Lo ocurrido en Chile no responde a ninguna pulsión de destrucción, no es un descontento sin organizar que sabe gritar pero que no sabe lo que le pasa. En Chile la gente no salió a la calle a lanzar una piedra contra una gasolinera y a volverse a su casa una vez liberada la rabia. En Chile la gente se organizó, y cuando volvió a sus casas contactó con sus vecinos, y acudió a los cabildos o asambleas populares que surgieron en muchos barrios a lo ancho y largo del país.

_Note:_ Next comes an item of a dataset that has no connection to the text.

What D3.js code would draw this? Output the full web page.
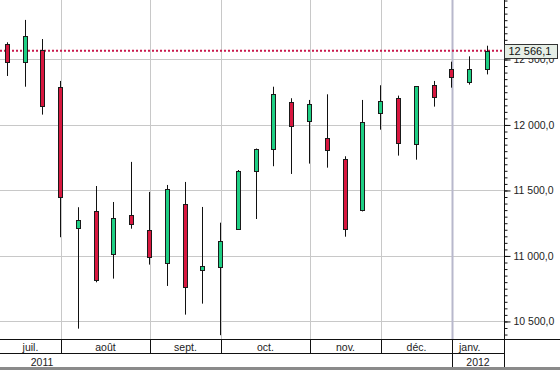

Allí pudieron verse las caras, reconocerse los unos en los otros y organizar su rabia en algo constructivo. No solo ayudar a los vecinos más necesitados, sino ver qué se podía hacer, cómo se podía hacer y qué se podía cambiar. En las calles de todo Chile se empezó a tejer una red ciudadana que tomó la delantera a los partidos políticos, pero que en ningún momento renunció a la política. La crítica a la élite que impregna el discurso de buena parte del movimiento popular chileno no es ningún alegato antipolítico. Identifica sus problemas y sus culpables, e impugna alstatu quo y al entramado neoliberal sobre el que se levanta el Chile actual, pero no a la política.
Tal vez se trate de un momento populista huérfano, en el que ningún actor ha sido capaz de aglutinar las demandas de la población alrededor de un discurso que consiga llenar las urnas de votos al igual que se llenaron las calles de manifestantes. Tal vez ese actor aún esté por nacer, tal vez no nazca nunca. Lo primero es votar el próximo 25 de octubre, y después aún quedará un largo camino para terminar lo que una mañana de octubre empezaron unos adolescentes saltando los tornos del metro.